In response to the containment policies executed by America, the USSR issued one of their own: The Brezhnev Doctrine, which was created in an attempt to justify its invasion of Czechoslovakia. The doctrine was an announcement made by the Soviet leader Leonid Brezhnev, who stated that any attempt to overthrow the existing communist governments would face Soviet military intervention. Another sharp criticism of America came in 1947 when Molotov stated in a broadcast that the US had “departed from [the] democratic principles” set in the Yalta and Potsdam conferences. Molotov argued that the Truman Doctrine violated the agreements set during the conferences, and emphasized the irony in how the US was attempting to prevent the spread of communism by promoting democratic ideals and spreading capitalism instead. These conflicting ideologies without a doubt contributed to the suspicion and tension present throughout the Cold War. 

In response to the threats of the Cold War, and in fear of a possible invasion of Western Europe by the USSR, a group of ten nations, including America, established the North American Treaty Organization in 1949. NATO, a military defense alliance, was created to resist and combat the increasingly hostile Soviet behaviour. In an attempt to intimidate and scare off the Soviets, the US was attempting to contain the USSR from taking over any other nations in Europe, further escalating the already prominent hostility between the USSR and the US. As a result of this deliberate act, the rivalry and bitterness surged and spiraled upwards. 

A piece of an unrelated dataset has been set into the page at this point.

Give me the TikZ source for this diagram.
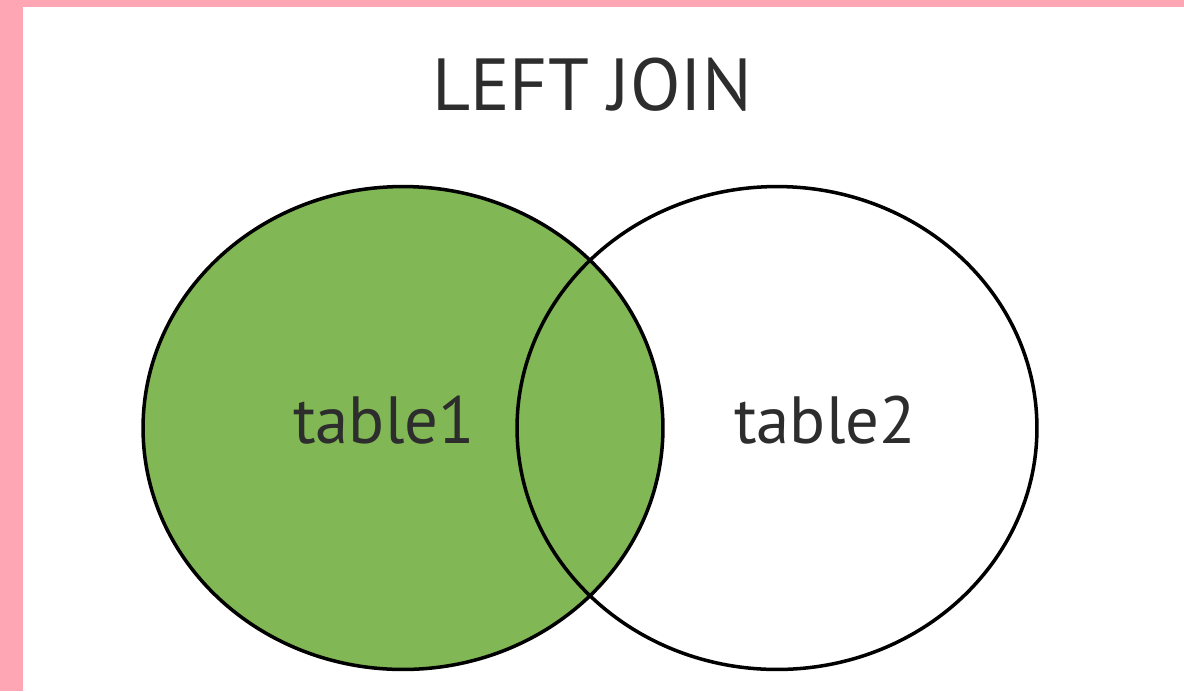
\documentclass[tikz,border=0pt]{standalone}
\usepackage{fontspec}
\setmainfont{PT Sans}
\usetikzlibrary{shapes.geometric}
\definecolor{joingreen}{RGB}{129,184,85}
\definecolor{framepink}{RGB}{255,166,180}
\definecolor{inkgray}{RGB}{45,45,45}
\begin{document}
\begin{tikzpicture}[x=0.02cm,y=-0.02cm]
			\tikzset{set/.style = {shape=ellipse,draw=black,line width=2pt,
					minimum width=10.4cm,minimum height=9.66cm}}
			\tikzset{label/.style = {text=inkgray,font=\fontsize{38}{40}\selectfont}}
			% frame
			\fill[framepink] (0,0) rectangle (1184,691);
			\fill[white] (23,7) rectangle (1184,691);
			\useasboundingbox (0,0) rectangle (1184,691);
			% sets
			\node[set,fill=joingreen] (tbla) at (403,428) {};
			\node[set] (tblb) at (777,428) {};
			% labels
			\node[label] (ta) at (384,420) {table1};
			\node[label] (tb) at (825,420) {table2};
			\node[text=inkgray,font=\fontsize{42}{44}\selectfont] (title) at (592,85) {LEFT JOIN};
\end{tikzpicture}
\end{document}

This accumulation of events ultimately led to bitter agitation, distrust, and immense suspicion between the two governments. The disagreements about opening a second front in WWII, Soviet aggression in installing communist governments in European countries, and America’s response to that aggression all led to the downfall of the political relationship between the Soviet Union and the United States. Although the inevitable conflict did not result in physical battles between the two nations, the Cold War was a constant presence from 1941 to the ending years of the century, and touched upon the lives of countless American and Soviet citizens alike.